_MATERIAL PROVIDED_
-------

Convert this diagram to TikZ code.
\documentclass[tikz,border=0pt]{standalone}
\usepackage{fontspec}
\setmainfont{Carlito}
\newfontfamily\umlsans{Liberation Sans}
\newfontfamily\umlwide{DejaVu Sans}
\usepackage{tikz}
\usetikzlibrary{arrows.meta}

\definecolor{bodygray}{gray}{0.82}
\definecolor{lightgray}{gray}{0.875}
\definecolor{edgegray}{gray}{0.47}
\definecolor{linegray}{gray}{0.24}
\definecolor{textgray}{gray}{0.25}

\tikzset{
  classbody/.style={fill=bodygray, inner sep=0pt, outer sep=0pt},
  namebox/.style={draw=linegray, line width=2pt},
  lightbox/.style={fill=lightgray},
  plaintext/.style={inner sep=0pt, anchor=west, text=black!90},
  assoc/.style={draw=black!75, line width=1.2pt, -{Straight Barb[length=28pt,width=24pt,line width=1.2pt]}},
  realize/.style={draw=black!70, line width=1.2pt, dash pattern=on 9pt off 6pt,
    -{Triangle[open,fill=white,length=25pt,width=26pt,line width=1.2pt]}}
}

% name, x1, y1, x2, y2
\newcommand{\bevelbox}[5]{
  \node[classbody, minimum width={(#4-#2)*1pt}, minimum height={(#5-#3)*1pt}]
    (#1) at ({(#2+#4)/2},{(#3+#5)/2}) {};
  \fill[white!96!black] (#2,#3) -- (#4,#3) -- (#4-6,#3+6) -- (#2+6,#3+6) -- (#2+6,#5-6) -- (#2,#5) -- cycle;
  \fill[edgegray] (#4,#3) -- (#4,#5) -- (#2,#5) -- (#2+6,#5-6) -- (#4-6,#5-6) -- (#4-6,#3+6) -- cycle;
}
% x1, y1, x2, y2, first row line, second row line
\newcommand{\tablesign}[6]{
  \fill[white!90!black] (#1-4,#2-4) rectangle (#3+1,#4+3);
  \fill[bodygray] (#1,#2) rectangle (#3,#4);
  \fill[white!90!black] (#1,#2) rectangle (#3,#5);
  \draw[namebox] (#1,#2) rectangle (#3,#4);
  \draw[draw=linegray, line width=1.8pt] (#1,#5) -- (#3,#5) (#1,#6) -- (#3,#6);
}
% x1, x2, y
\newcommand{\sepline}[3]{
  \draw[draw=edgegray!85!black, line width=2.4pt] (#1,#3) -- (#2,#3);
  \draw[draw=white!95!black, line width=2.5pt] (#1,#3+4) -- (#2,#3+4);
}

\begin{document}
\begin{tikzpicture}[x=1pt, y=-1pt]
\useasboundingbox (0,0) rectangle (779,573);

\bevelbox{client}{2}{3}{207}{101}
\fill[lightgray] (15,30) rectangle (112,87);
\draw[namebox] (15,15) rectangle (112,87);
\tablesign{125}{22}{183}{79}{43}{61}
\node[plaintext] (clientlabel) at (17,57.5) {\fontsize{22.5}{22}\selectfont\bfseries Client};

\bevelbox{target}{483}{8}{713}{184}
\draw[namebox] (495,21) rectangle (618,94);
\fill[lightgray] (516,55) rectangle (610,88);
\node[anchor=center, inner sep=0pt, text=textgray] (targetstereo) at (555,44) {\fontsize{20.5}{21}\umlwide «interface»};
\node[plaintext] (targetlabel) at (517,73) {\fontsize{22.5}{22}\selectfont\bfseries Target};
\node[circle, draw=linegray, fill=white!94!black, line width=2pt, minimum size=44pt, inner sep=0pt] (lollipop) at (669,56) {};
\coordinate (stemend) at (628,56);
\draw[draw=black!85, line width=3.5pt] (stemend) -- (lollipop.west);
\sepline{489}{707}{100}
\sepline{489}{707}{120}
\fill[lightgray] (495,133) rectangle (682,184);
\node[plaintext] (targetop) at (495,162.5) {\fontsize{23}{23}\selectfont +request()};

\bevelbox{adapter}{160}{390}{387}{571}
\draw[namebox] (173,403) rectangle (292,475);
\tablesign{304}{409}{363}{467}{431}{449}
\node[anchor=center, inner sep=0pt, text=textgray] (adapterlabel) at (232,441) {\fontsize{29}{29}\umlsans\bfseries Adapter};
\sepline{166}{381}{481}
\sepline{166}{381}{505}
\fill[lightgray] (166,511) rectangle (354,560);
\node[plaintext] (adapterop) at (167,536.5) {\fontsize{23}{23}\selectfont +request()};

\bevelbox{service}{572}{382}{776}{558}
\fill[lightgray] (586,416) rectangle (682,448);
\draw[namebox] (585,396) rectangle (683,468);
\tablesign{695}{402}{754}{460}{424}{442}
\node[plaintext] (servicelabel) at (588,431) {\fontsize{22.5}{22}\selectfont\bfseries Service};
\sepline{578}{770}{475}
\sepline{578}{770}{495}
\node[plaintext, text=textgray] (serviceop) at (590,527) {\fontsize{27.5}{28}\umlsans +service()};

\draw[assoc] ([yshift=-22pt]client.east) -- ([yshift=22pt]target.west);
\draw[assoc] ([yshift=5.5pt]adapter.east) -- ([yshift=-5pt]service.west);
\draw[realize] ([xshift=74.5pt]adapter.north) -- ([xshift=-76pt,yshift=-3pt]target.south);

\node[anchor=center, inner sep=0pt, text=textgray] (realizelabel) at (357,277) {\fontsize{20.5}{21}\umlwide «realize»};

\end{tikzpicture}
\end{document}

-------

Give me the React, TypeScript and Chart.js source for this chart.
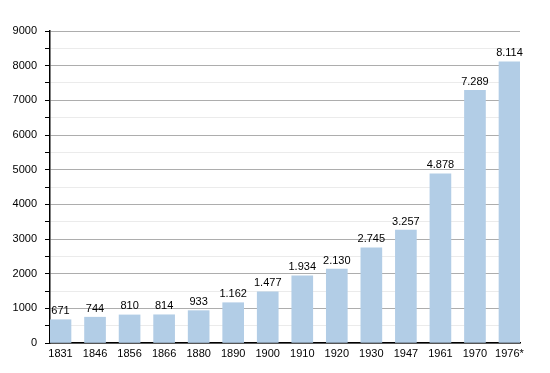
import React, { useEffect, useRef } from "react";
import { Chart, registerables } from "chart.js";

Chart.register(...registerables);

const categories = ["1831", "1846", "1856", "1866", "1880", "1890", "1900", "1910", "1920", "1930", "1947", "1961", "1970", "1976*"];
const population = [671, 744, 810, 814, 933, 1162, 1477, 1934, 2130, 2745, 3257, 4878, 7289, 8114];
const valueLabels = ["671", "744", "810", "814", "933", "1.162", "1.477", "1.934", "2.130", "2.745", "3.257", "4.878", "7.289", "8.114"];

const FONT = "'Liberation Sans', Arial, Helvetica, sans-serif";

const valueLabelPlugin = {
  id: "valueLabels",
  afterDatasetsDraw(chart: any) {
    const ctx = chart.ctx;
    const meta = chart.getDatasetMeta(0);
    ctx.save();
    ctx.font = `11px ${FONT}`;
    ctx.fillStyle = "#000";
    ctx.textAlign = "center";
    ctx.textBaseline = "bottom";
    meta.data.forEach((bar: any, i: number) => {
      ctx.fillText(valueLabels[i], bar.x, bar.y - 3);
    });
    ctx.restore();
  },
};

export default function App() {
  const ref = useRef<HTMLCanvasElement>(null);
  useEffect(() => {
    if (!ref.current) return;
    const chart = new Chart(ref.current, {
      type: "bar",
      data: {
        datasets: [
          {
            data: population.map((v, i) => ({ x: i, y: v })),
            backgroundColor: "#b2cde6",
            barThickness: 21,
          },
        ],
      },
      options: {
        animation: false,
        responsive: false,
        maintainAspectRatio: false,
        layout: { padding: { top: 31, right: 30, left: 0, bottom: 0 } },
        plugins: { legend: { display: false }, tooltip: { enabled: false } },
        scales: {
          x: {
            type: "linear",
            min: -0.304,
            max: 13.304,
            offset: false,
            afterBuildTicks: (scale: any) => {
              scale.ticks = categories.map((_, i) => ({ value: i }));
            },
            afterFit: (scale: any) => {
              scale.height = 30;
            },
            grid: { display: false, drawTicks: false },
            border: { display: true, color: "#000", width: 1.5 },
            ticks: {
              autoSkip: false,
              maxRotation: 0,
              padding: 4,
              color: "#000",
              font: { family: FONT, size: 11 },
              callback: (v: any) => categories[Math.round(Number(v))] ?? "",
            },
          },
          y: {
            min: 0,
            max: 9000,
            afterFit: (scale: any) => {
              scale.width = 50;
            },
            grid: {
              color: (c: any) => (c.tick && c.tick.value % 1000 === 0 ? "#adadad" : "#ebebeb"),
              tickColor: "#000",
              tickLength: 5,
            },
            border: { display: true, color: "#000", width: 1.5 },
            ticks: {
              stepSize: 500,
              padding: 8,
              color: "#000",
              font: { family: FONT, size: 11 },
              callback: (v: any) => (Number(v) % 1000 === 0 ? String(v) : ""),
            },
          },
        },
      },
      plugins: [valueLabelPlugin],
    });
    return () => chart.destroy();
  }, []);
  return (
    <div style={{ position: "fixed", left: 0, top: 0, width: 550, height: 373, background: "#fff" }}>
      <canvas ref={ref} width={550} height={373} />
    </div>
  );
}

-------

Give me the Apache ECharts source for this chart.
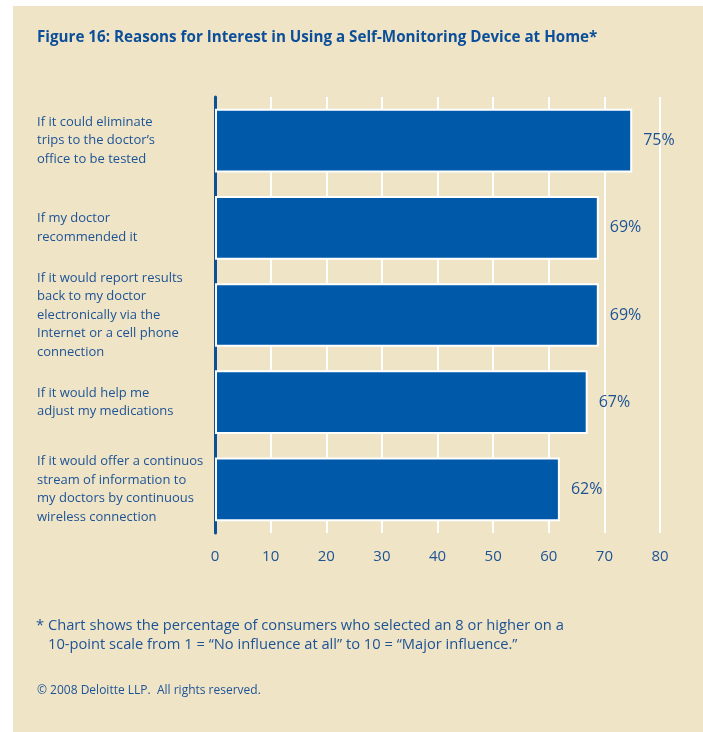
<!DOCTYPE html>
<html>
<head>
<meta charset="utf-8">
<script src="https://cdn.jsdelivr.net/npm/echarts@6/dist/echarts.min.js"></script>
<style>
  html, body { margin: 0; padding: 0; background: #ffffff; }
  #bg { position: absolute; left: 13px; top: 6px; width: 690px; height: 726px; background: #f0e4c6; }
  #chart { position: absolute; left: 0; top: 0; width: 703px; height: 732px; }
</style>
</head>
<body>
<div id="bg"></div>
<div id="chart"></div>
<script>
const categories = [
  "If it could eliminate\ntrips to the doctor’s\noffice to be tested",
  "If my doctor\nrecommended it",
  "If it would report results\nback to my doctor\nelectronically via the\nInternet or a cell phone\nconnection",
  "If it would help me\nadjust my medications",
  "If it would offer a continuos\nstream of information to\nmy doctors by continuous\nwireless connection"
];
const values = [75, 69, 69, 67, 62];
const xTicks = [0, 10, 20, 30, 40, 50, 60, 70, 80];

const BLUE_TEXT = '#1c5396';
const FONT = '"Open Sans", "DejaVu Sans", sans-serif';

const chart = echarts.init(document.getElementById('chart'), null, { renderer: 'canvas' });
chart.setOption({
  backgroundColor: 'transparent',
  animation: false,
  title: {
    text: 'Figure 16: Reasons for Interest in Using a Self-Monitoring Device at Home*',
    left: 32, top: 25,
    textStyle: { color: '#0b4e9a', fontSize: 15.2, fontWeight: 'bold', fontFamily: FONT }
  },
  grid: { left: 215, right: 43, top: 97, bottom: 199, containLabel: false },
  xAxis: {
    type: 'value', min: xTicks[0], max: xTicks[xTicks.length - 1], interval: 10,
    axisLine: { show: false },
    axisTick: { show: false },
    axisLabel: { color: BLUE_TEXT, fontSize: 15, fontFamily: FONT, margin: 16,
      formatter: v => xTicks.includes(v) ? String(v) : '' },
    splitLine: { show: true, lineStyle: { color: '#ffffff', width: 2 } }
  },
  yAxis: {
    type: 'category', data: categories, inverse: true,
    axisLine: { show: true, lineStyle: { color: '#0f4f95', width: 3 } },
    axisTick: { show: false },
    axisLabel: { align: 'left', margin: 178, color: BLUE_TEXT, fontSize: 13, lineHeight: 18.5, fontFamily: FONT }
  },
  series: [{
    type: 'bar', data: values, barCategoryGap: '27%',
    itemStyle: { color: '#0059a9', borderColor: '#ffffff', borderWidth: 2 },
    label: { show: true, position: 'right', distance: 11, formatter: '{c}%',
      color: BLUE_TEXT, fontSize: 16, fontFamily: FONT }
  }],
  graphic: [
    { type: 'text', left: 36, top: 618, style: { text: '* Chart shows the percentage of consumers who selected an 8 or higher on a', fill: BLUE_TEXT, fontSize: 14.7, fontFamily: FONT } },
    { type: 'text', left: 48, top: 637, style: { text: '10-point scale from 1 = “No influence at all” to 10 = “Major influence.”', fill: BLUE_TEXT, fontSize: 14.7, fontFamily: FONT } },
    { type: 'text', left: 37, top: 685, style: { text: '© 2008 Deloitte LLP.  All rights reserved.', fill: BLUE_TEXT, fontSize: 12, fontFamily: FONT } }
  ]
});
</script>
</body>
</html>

-------

Copy exactly the stretch of lines from the one containing "Give me the Apache" through the one containing "60, 70, 80];", both included. Leave out any pictures.

Give me the Apache ECharts source for this chart.
<!DOCTYPE html>
<html>
<head>
<meta charset="utf-8">
<script src="https://cdn.jsdelivr.net/npm/echarts@6/dist/echarts.min.js"></script>
<style>
  html, body { margin: 0; padding: 0; background: #ffffff; }
  #bg { position: absolute; left: 13px; top: 6px; width: 690px; height: 726px; background: #f0e4c6; }
  #chart { position: absolute; left: 0; top: 0; width: 703px; height: 732px; }
</style>
</head>
<body>
<div id="bg"></div>
<div id="chart"></div>
<script>
const categories = [
  "If it could eliminate\ntrips to the doctor’s\noffice to be tested",
  "If my doctor\nrecommended it",
  "If it would report results\nback to my doctor\nelectronically via the\nInternet or a cell phone\nconnection",
  "If it would help me\nadjust my medications",
  "If it would offer a continuos\nstream of information to\nmy doctors by continuous\nwireless connection"
];
const values = [75, 69, 69, 67, 62];
const xTicks = [0, 10, 20, 30, 40, 50, 60, 70, 80];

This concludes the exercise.